GIVEN REQUEST. Leave the pictures out and copy exactly the lines from the line containing "Emit a Python" to the line containing "facecolor='#FCF9F1', edgecolor='none', zorder=-10))", both lines included.

Code that draws figures
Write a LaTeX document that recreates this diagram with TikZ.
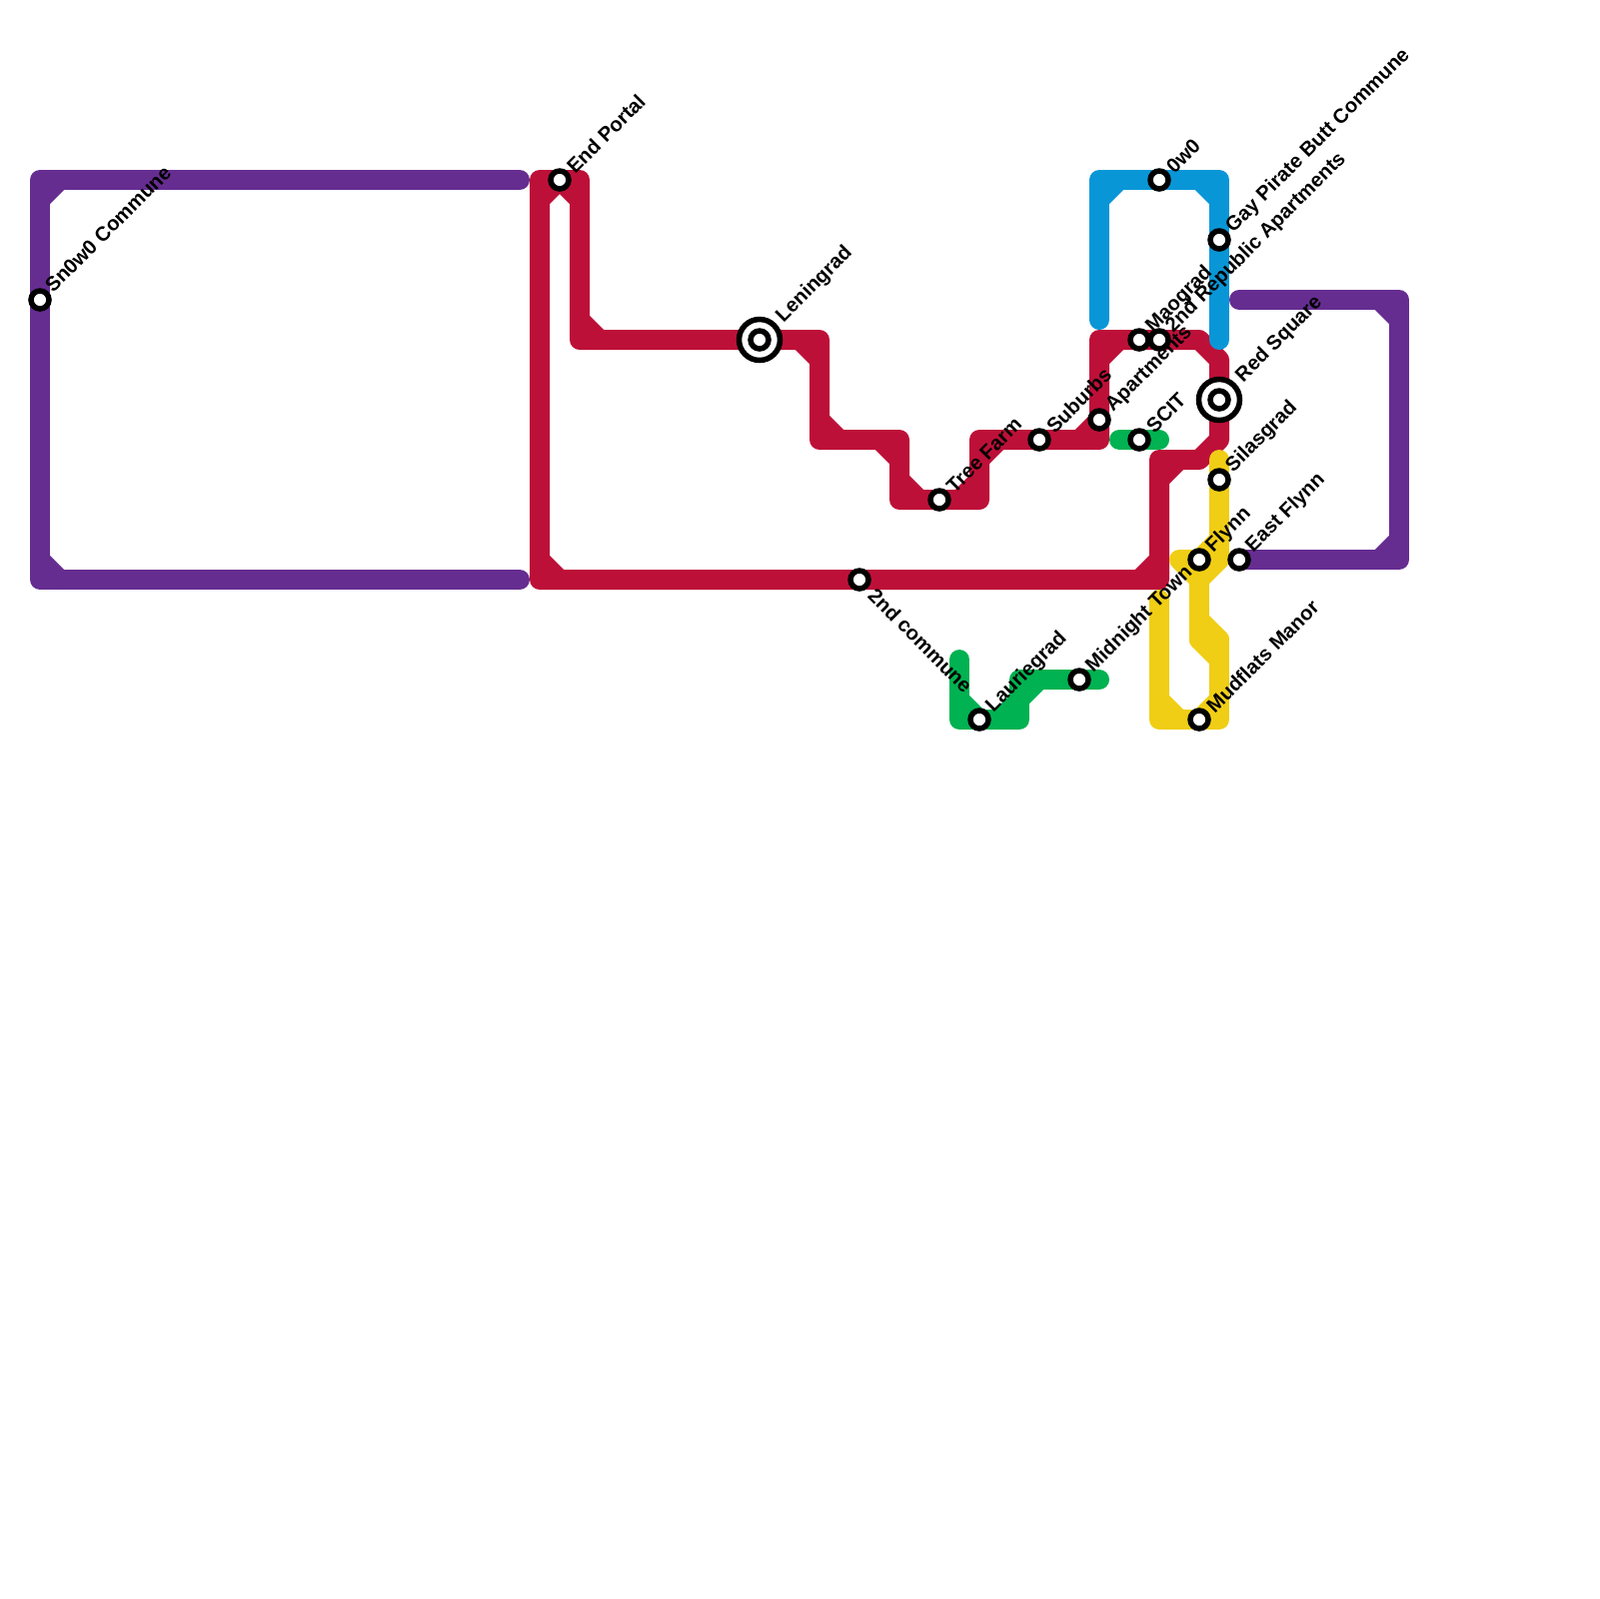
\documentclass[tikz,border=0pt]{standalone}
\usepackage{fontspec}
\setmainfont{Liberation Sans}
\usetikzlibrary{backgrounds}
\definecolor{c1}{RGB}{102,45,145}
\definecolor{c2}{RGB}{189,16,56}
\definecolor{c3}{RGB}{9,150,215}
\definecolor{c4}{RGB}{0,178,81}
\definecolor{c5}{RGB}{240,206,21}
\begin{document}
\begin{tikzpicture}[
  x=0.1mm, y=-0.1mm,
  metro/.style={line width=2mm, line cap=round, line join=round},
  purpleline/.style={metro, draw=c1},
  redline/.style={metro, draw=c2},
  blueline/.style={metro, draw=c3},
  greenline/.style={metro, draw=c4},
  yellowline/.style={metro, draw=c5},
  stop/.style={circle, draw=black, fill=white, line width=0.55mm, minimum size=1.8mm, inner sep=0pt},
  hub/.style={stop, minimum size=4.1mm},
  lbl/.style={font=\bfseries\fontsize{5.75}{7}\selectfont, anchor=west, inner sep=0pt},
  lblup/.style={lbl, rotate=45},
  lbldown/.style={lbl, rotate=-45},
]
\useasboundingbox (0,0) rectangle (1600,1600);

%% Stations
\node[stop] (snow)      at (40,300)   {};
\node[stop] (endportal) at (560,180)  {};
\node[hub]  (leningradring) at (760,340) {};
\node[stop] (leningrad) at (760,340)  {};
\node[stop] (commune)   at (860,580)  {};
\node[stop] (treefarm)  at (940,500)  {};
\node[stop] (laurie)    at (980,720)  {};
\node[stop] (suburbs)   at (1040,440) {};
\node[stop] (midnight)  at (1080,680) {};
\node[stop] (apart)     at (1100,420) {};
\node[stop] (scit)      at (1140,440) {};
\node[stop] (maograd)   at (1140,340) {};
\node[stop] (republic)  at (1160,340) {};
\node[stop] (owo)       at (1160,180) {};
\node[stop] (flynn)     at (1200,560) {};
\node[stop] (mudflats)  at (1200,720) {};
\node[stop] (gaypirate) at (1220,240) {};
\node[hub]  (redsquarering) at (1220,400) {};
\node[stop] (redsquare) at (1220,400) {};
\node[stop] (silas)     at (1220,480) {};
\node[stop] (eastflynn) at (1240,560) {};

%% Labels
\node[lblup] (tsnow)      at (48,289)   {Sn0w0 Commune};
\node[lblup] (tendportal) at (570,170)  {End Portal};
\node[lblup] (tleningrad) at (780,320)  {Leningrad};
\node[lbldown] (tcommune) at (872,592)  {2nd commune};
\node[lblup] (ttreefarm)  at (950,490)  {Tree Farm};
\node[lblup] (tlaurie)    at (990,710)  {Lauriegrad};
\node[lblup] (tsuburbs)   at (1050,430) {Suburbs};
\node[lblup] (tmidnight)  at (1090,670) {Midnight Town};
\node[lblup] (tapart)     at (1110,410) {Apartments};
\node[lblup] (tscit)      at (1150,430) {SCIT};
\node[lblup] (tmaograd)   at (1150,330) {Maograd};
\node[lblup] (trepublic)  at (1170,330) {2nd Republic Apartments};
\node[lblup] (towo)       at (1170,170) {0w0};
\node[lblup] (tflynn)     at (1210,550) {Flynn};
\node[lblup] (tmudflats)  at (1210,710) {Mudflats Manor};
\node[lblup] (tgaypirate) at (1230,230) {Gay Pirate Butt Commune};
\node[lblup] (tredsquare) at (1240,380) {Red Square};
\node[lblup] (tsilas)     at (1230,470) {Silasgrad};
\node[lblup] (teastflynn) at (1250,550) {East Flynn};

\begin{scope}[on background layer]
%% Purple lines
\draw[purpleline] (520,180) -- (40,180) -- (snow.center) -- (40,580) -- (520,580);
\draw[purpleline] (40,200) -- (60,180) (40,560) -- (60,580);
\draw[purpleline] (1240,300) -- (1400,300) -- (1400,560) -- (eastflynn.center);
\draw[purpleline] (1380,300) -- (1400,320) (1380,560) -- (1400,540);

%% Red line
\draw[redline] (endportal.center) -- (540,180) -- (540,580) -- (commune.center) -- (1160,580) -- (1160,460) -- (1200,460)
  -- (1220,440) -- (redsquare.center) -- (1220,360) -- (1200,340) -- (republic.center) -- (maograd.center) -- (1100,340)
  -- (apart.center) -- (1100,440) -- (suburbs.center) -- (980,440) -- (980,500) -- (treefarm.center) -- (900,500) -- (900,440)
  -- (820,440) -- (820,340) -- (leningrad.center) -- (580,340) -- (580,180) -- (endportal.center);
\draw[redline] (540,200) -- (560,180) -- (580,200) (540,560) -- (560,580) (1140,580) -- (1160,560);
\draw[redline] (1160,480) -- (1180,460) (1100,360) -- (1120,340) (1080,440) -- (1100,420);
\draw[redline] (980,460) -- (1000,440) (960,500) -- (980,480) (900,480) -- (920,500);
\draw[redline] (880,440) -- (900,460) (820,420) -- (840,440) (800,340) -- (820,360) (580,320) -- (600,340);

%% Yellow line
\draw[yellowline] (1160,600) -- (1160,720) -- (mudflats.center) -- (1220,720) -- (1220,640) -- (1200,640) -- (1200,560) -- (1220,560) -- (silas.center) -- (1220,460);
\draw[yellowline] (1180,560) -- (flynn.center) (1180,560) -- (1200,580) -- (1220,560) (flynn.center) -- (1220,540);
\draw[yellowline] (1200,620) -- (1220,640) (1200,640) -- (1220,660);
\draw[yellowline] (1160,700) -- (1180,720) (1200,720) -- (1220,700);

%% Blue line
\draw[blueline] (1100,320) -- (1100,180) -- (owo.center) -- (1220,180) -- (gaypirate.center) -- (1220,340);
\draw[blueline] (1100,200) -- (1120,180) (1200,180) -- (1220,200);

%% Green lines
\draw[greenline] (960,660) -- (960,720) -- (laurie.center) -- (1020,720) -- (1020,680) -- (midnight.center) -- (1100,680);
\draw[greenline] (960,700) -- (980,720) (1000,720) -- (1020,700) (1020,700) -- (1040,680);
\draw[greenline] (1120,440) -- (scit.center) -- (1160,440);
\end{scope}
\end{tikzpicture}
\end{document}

---

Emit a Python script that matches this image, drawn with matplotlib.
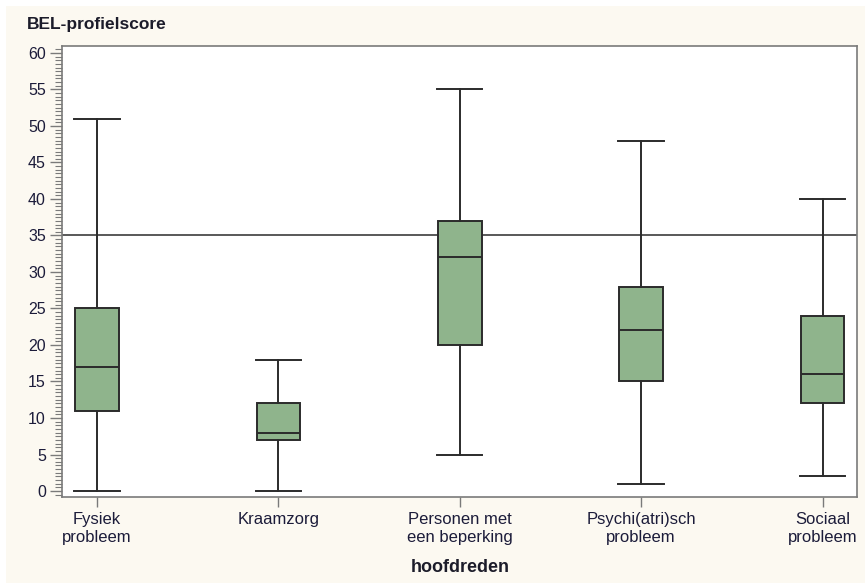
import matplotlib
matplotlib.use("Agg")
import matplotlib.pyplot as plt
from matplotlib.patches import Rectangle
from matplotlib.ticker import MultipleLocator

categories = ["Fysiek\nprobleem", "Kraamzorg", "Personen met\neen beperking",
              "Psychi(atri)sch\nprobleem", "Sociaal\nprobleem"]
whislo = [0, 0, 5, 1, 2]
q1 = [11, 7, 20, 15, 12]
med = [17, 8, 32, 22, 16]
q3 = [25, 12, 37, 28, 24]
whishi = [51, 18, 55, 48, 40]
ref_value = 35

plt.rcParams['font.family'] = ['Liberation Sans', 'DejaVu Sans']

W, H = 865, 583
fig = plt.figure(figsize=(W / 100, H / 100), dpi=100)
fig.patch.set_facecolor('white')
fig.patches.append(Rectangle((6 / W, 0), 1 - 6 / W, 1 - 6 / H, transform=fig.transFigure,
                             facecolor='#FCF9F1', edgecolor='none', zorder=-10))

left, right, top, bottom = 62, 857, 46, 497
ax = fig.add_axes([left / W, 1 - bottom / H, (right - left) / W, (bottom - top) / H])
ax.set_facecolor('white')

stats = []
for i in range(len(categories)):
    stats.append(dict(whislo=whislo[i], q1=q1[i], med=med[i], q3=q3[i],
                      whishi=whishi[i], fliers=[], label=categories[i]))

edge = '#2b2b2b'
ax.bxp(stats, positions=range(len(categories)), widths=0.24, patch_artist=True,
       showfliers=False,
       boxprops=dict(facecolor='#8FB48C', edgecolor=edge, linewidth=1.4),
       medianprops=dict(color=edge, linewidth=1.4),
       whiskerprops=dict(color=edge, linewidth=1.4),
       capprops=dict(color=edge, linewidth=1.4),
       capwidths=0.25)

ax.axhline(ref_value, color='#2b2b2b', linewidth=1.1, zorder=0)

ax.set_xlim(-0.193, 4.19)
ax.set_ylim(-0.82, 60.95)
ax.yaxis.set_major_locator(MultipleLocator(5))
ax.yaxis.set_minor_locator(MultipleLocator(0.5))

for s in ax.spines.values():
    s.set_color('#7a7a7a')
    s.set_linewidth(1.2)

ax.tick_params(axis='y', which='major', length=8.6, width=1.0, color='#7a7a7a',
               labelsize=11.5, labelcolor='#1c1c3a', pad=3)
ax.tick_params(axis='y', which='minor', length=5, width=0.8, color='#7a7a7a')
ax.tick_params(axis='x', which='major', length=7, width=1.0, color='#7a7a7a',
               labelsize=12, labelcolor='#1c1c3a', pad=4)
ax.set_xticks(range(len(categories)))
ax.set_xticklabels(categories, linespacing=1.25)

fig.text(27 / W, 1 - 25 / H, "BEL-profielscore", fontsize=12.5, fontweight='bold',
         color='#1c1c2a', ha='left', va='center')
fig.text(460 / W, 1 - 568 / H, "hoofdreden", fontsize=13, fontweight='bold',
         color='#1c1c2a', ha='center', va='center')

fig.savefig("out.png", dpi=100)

ANSWER TO THIS TASK.
Emit a Python script that matches this image, drawn with matplotlib.
import matplotlib
matplotlib.use("Agg")
import matplotlib.pyplot as plt
from matplotlib.patches import Rectangle
from matplotlib.ticker import MultipleLocator

categories = ["Fysiek\nprobleem", "Kraamzorg", "Personen met\neen beperking",
              "Psychi(atri)sch\nprobleem", "Sociaal\nprobleem"]
whislo = [0, 0, 5, 1, 2]
q1 = [11, 7, 20, 15, 12]
med = [17, 8, 32, 22, 16]
q3 = [25, 12, 37, 28, 24]
whishi = [51, 18, 55, 48, 40]
ref_value = 35

plt.rcParams['font.family'] = ['Liberation Sans', 'DejaVu Sans']

W, H = 865, 583
fig = plt.figure(figsize=(W / 100, H / 100), dpi=100)
fig.patch.set_facecolor('white')
fig.patches.append(Rectangle((6 / W, 0), 1 - 6 / W, 1 - 6 / H, transform=fig.transFigure,
                             facecolor='#FCF9F1', edgecolor='none', zorder=-10))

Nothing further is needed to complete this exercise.